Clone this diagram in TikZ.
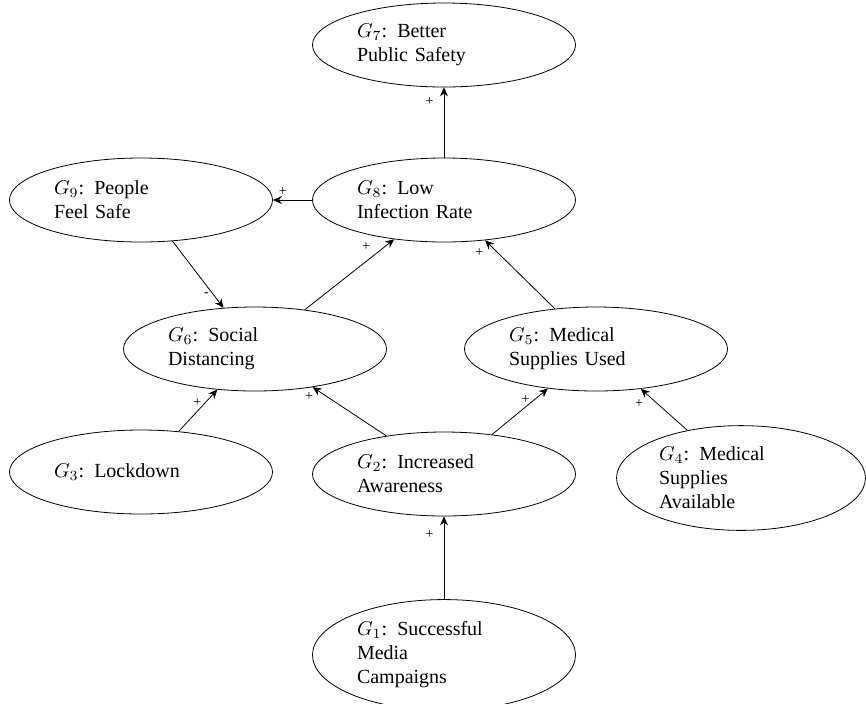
\documentclass[tikz,border=0pt]{standalone}
\usepackage{fontspec}
\setmainfont{Liberation Serif}
\usetikzlibrary{shapes.geometric,arrows.meta}
\begin{document}
\begin{tikzpicture}[x=0.5pt,y=-0.5pt,
  goal/.style={draw,ellipse,text width=87pt,align=left,inner sep=3pt,minimum height=42pt,font=\normalsize},
  goalnarrow/.style={goal,text width=82pt},
  link/.style={-{Stealth[length=4.5pt,width=4pt,inset=1.5pt]}},
  sgn/.style={font=\scriptsize,inner sep=2pt}]
\useasboundingbox (0,0) rectangle (866,703);
\node[goal] (g7) at (444,45) {$G_7$: Better\\Public Safety};
\node[goal] (g8) at (444,200) {$G_8$: Low\\Infection Rate};
\node[goal] (g9) at (141,200) {$G_9$: People\\Feel Safe};
\node[goal] (g6) at (255,349) {$G_6$: Social\\Distancing};
\node[goal] (g5) at (596,349) {$G_5$: Medical\\Supplies Used};
\node[goal] (g3) at (141,472) {$G_3$: Lockdown};
\node[goal] (g2) at (444,474) {$G_2$: Increased\\Awareness};
\node[goalnarrow] (g4) at (741,478) {$G_4$: Medical\\Supplies\\Available};
\node[goal] (g1) at (444,655) {$G_1$: Successful\\Media\\Campaigns};
\draw[link] (g8) -- node[sgn,pos=0.8,left=3pt] {+} (g7);
\draw[link] (g8) -- node[sgn,pos=0.75,above] {+} (g9);
\draw[link] (g9) -- node[sgn,pos=0.8,left] {-} (g6);
\draw[link] (g6) -- node[sgn,pos=0.78,above left] {+} (g8);
\draw[link] (g5) -- node[sgn,pos=0.82,left=5pt] {+} (g8);
\draw[link] (g3) -- node[sgn,pos=0.7,left] {+} (g6);
\draw[link] (g2) -- node[sgn,pos=0.8,left=5pt] {+} (g6);
\draw[link] (g2) -- node[sgn,pos=0.75,left] {+} (g5);
\draw[link] (g4) -- node[sgn,pos=0.86,below left] {+} (g5);
\draw[link] (g1) -- node[sgn,pos=0.78,left=3pt] {+} (g2);
\end{tikzpicture}
\end{document}
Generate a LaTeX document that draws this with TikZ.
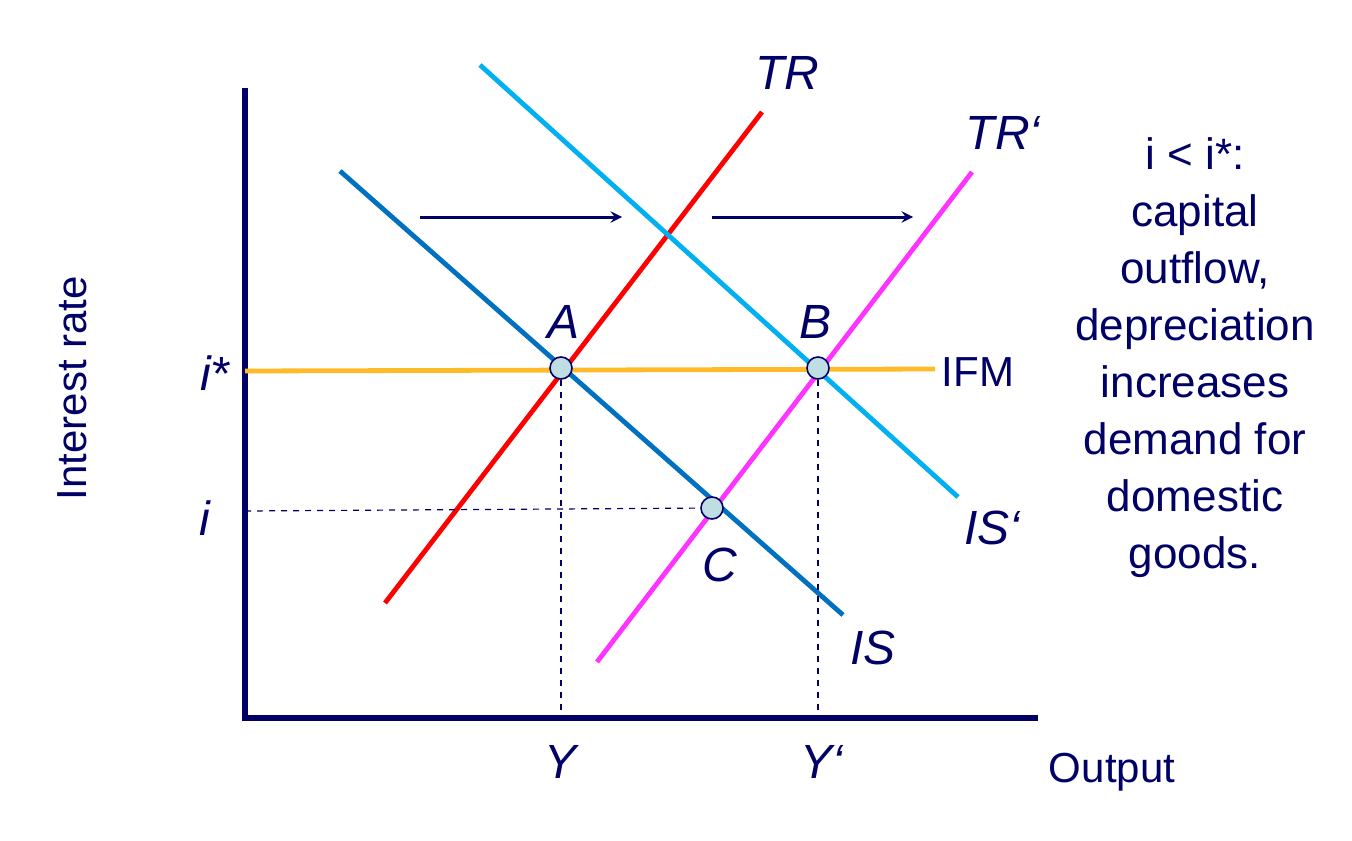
\documentclass[tikz,border=0pt]{standalone}
\usepackage{fontspec}
\setmainfont{Liberation Sans}
\usetikzlibrary{positioning}
\definecolor{navy}{RGB}{0,0,102}
\definecolor{isblue}{RGB}{0,112,192}
\definecolor{islight}{RGB}{0,176,240}
\definecolor{ifm}{RGB}{255,186,40}
\definecolor{trpink}{RGB}{255,51,255}
\definecolor{ptfill}{RGB}{190,222,228}
\tikzset{
  curve/.style={line width=2.4pt},
  guide/.style={navy, dashed, line width=0.6pt},
  lbl/.style={text=navy, font=\fontsize{24}{28}\selectfont\itshape},
  plain/.style={text=navy, font=\fontsize{21}{26}\selectfont},
  pt/.style={circle, draw=navy, fill=ptfill, line width=0.8pt, minimum size=11pt, inner sep=0pt},
  shiftarrow/.style={navy, line width=1.5pt, -stealth}
}
\begin{document}
\begin{tikzpicture}[x=0.5pt, y=-0.5pt]
    \useasboundingbox (0,0) rectangle (1352,840);
    % axes
    \coordinate (top) at (245,88);
    \coordinate (origin) at (245,718);
    \coordinate (right) at (1038,718);
    \draw[navy, line width=2.6pt] (top) -- (origin) -- (right);
    % curves
    \draw[curve, ifm] (245,371) -- (935,369);
    \draw[curve, red] (385,603) -- (762,112);
    \draw[curve, trpink] (597,662) -- (972,172);
    \draw[curve, isblue] (340,171) -- (843,615);
    \draw[curve, islight] (480,65) -- (958,497);
    % equilibrium points
    \node[pt] (A) at (561,368) {};
    \node[pt] (B) at (818,368) {};
    \node[pt] (C) at (712,508) {};
    \coordinate (Yx) at (561,718);
    \coordinate (Ypx) at (818,718);
    \coordinate (iy) at (245,511);
    \draw[guide] (A) -- (Yx);
    \draw[guide] (B) -- (Ypx);
    \draw[guide] (iy) -- (C);
    % shift arrows
    \coordinate (s1) at (420,217);
    \coordinate (e1) at (622,217);
    \coordinate (s2) at (712,217);
    \coordinate (e2) at (913,217);
    \draw[shiftarrow] (s1) -- (e1);
    \draw[shiftarrow] (s2) -- (e2);
    % labels
    \node[lbl] (tr) at (787,73) {TR};
    \node[lbl] (trp) at (1003,133) {TR‘};
    \node[lbl] (isp) at (992,528) {IS‘};
    \node[lbl] (is) at (873,648) {IS};
    \node[plain] (ifmlbl) at (978,372) {IFM};
    \node[lbl] at (563,322) {A};
    \node[lbl] at (815,322) {B};
    \node[lbl] at (720,565) {C};
    \node[lbl] (istar) at (215,373) {i*};
    \node[lbl] (ilbl) at (205,518) {i};
    \node[lbl] (ylbl) at (560,762) {Y};
    \node[lbl] (yplbl) at (822,762) {Y‘};
    \node[plain] (output) at (1112,772) {Output};
    \node[plain, rotate=90] (rate) at (72,388) {Interest rate};
    \node[plain, align=center, font=\fontsize{22}{28.5}\selectfont] (note) at (1195,358)
      {i < i*:\\capital\\outflow,\\depreciation\\increases\\demand for\\domestic\\goods.};
\end{tikzpicture}
\end{document}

== Required work ==
Make an exact copy of the records above, with the pictures left out.

== Task response ==
Clone this diagram in TikZ.
\documentclass[tikz,border=0pt]{standalone}
\usepackage{fontspec}
\setmainfont{Liberation Serif}
\usetikzlibrary{shapes.geometric,arrows.meta}
\begin{document}
\begin{tikzpicture}[x=0.5pt,y=-0.5pt,
  goal/.style={draw,ellipse,text width=87pt,align=left,inner sep=3pt,minimum height=42pt,font=\normalsize},
  goalnarrow/.style={goal,text width=82pt},
  link/.style={-{Stealth[length=4.5pt,width=4pt,inset=1.5pt]}},
  sgn/.style={font=\scriptsize,inner sep=2pt}]
\useasboundingbox (0,0) rectangle (866,703);
\node[goal] (g7) at (444,45) {$G_7$: Better\\Public Safety};
\node[goal] (g8) at (444,200) {$G_8$: Low\\Infection Rate};
\node[goal] (g9) at (141,200) {$G_9$: People\\Feel Safe};
\node[goal] (g6) at (255,349) {$G_6$: Social\\Distancing};
\node[goal] (g5) at (596,349) {$G_5$: Medical\\Supplies Used};
\node[goal] (g3) at (141,472) {$G_3$: Lockdown};
\node[goal] (g2) at (444,474) {$G_2$: Increased\\Awareness};
\node[goalnarrow] (g4) at (741,478) {$G_4$: Medical\\Supplies\\Available};
\node[goal] (g1) at (444,655) {$G_1$: Successful\\Media\\Campaigns};
\draw[link] (g8) -- node[sgn,pos=0.8,left=3pt] {+} (g7);
\draw[link] (g8) -- node[sgn,pos=0.75,above] {+} (g9);
\draw[link] (g9) -- node[sgn,pos=0.8,left] {-} (g6);
\draw[link] (g6) -- node[sgn,pos=0.78,above left] {+} (g8);
\draw[link] (g5) -- node[sgn,pos=0.82,left=5pt] {+} (g8);
\draw[link] (g3) -- node[sgn,pos=0.7,left] {+} (g6);
\draw[link] (g2) -- node[sgn,pos=0.8,left=5pt] {+} (g6);
\draw[link] (g2) -- node[sgn,pos=0.75,left] {+} (g5);
\draw[link] (g4) -- node[sgn,pos=0.86,below left] {+} (g5);
\draw[link] (g1) -- node[sgn,pos=0.78,left=3pt] {+} (g2);
\end{tikzpicture}
\end{document}
Generate a LaTeX document that draws this with TikZ.
\documentclass[tikz,border=0pt]{standalone}
\usepackage{fontspec}
\setmainfont{Liberation Sans}
\usetikzlibrary{positioning}
\definecolor{navy}{RGB}{0,0,102}
\definecolor{isblue}{RGB}{0,112,192}
\definecolor{islight}{RGB}{0,176,240}
\definecolor{ifm}{RGB}{255,186,40}
\definecolor{trpink}{RGB}{255,51,255}
\definecolor{ptfill}{RGB}{190,222,228}
\tikzset{
  curve/.style={line width=2.4pt},
  guide/.style={navy, dashed, line width=0.6pt},
  lbl/.style={text=navy, font=\fontsize{24}{28}\selectfont\itshape},
  plain/.style={text=navy, font=\fontsize{21}{26}\selectfont},
  pt/.style={circle, draw=navy, fill=ptfill, line width=0.8pt, minimum size=11pt, inner sep=0pt},
  shiftarrow/.style={navy, line width=1.5pt, -stealth}
}
\begin{document}
\begin{tikzpicture}[x=0.5pt, y=-0.5pt]
    \useasboundingbox (0,0) rectangle (1352,840);
    % axes
    \coordinate (top) at (245,88);
    \coordinate (origin) at (245,718);
    \coordinate (right) at (1038,718);
    \draw[navy, line width=2.6pt] (top) -- (origin) -- (right);
    % curves
    \draw[curve, ifm] (245,371) -- (935,369);
    \draw[curve, red] (385,603) -- (762,112);
    \draw[curve, trpink] (597,662) -- (972,172);
    \draw[curve, isblue] (340,171) -- (843,615);
    \draw[curve, islight] (480,65) -- (958,497);
    % equilibrium points
    \node[pt] (A) at (561,368) {};
    \node[pt] (B) at (818,368) {};
    \node[pt] (C) at (712,508) {};
    \coordinate (Yx) at (561,718);
    \coordinate (Ypx) at (818,718);
    \coordinate (iy) at (245,511);
    \draw[guide] (A) -- (Yx);
    \draw[guide] (B) -- (Ypx);
    \draw[guide] (iy) -- (C);
    % shift arrows
    \coordinate (s1) at (420,217);
    \coordinate (e1) at (622,217);
    \coordinate (s2) at (712,217);
    \coordinate (e2) at (913,217);
    \draw[shiftarrow] (s1) -- (e1);
    \draw[shiftarrow] (s2) -- (e2);
    % labels
    \node[lbl] (tr) at (787,73) {TR};
    \node[lbl] (trp) at (1003,133) {TR‘};
    \node[lbl] (isp) at (992,528) {IS‘};
    \node[lbl] (is) at (873,648) {IS};
    \node[plain] (ifmlbl) at (978,372) {IFM};
    \node[lbl] at (563,322) {A};
    \node[lbl] at (815,322) {B};
    \node[lbl] at (720,565) {C};
    \node[lbl] (istar) at (215,373) {i*};
    \node[lbl] (ilbl) at (205,518) {i};
    \node[lbl] (ylbl) at (560,762) {Y};
    \node[lbl] (yplbl) at (822,762) {Y‘};
    \node[plain] (output) at (1112,772) {Output};
    \node[plain, rotate=90] (rate) at (72,388) {Interest rate};
    \node[plain, align=center, font=\fontsize{22}{28.5}\selectfont] (note) at (1195,358)
      {i < i*:\\capital\\outflow,\\depreciation\\increases\\demand for\\domestic\\goods.};
\end{tikzpicture}
\end{document}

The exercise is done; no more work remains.